Sunday July 27th, 2014

The exercise:

Write about: good fortune.

Yup.

Mine:

We went for a BBQ dinner at the beach with Kat's parents and Becky this evening. It was really nice, weather, food, and company wise.

When we got home it took me about half a minute to realize I didn't have my phone. I searched our bags, double checked the car, but that sinking feeling was hitting me already. That knowledge that I had done something stupid and the phone was gone.

I tried calling it, just to be sure, and we couldn't hear it ringing. So I hopped back in the car and... ahem, drove very safely and within the posted speed limits... back to the beach. I searched where we had been eating, the parking lot, all the places I had followed Max as he wandered around. Nada.

I think that was about the time I remembered that most likely what had happened was this: I had put my phone on top of the car while I was getting Max back into the car to go home, got distracted, and forgot it there. Which meant that we drove off with the phone on the roof.

A slow drive home tracing the route we had taken revealed nothing. So I double checked the car again and then used Kat's phone to send a text to mine, asking whoever might have found it to please call her number.

A few minutes later, just as I was really getting going with the mental ass kicking I felt I deserved, her phone rang. And, amazingly, it was a guy who had found my phone at the side of the road outside his house, about two blocks from where we'd been parked.

I drove over (with a hastily picked quart of apricots as a sign of appreciation in tow) and collected my phone. Not only did I have the good fortune of a kind soul finding my phone, but I was also lucky enough to retrieve it in full working order. The only damage was a crack to the protective case, which I'm going to replace just because it's a little sharp and Max has a tendency to grab it whenever I leave it within reach.

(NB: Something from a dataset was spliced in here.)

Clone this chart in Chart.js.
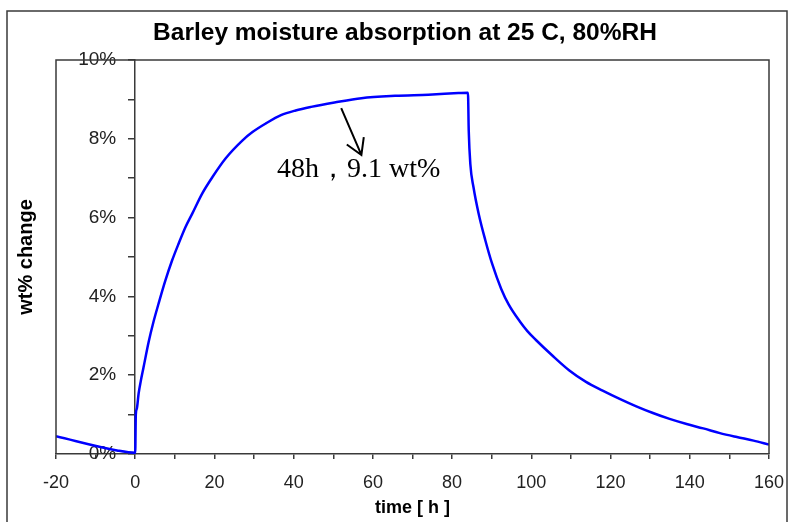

I am feeling very grateful tonight.

2 comments:

Greg said...

Wow, that was a stroke of good luck there at the end! Well done on getting your phone back, and that was a very nice gesture with the apricots as well. I'm sure the guy who found your phone also thought he'd had a pretty fortunate evening after it all!
And with only one small crack to the case, which is cheap to replace after all, that's doubly fortunate :)

Good fortune
The smell of sewage got stronger as you moved away from the river, and all the streets were narrow and dark. So narrow that in places a man had to back up to let someone coming in the other direction pass, and sometimes duck, depending on what -- or who -- they were carrying. Brine blew in on the occasional breeze, but it seemed like even the wind didn't want to venture in where the stink was and the streets were typically still and hot.
Flies buzzed up in a cloud as I passed, and I avoided looking down. I could guess what they were feasting on, and I didn't need my guesses confirmed. I pushed past a pile of rubbish that might once have been someone's wardrobe and paused at a tiny, cobbled crossroads. I checked to see if anyone was watching me, and I couldn't see anyone, obvious or inconspicuous. I was sure that at least two of the shadows formed where the buildings made corners were occupied, but there are some things you just have to accept.
I looked down. Set into the cobbles was a flat iron plate, the kind of thing you could mistake for a manhole cover if you were daft enough to think that a place that stank of sewage could have sewers. I stamped on it, three quick, two long, and as my foot came down a sixth time there was a puff of cerulean smoke and everything changed.
Diana leaned on the lower half of a stable-door, the upper half open and proclaiming that her shop was doing business. She was busty, brunette and as pale as a mushroom. She smiled when she saw me, and pulled out the scales.
"Selling me some more bad luck?" she asked, and her voice was like the gurgle of the sea over shells and pebbles at the water's edge. I shook my head.
"Buying me some good fortune," I said. "I hope," I added.
She raised her forehead, but only because she keeps forgetting that she doesn't have eyebrows any more.
"For my best producer I've always got a little something held in reserve," she said. She twinkled a smile at me. "Can I ask what you'd want good fortune for?"
"I need to find a way into Lobelis Castle," I said.
"You'll be lucky!" she replied, and then a moment later heard herself and laughed.

Marc said...

Greg - love your descriptions in this one, but that's no surprise. You've left me wanting to hear more about Lobelis Castle though!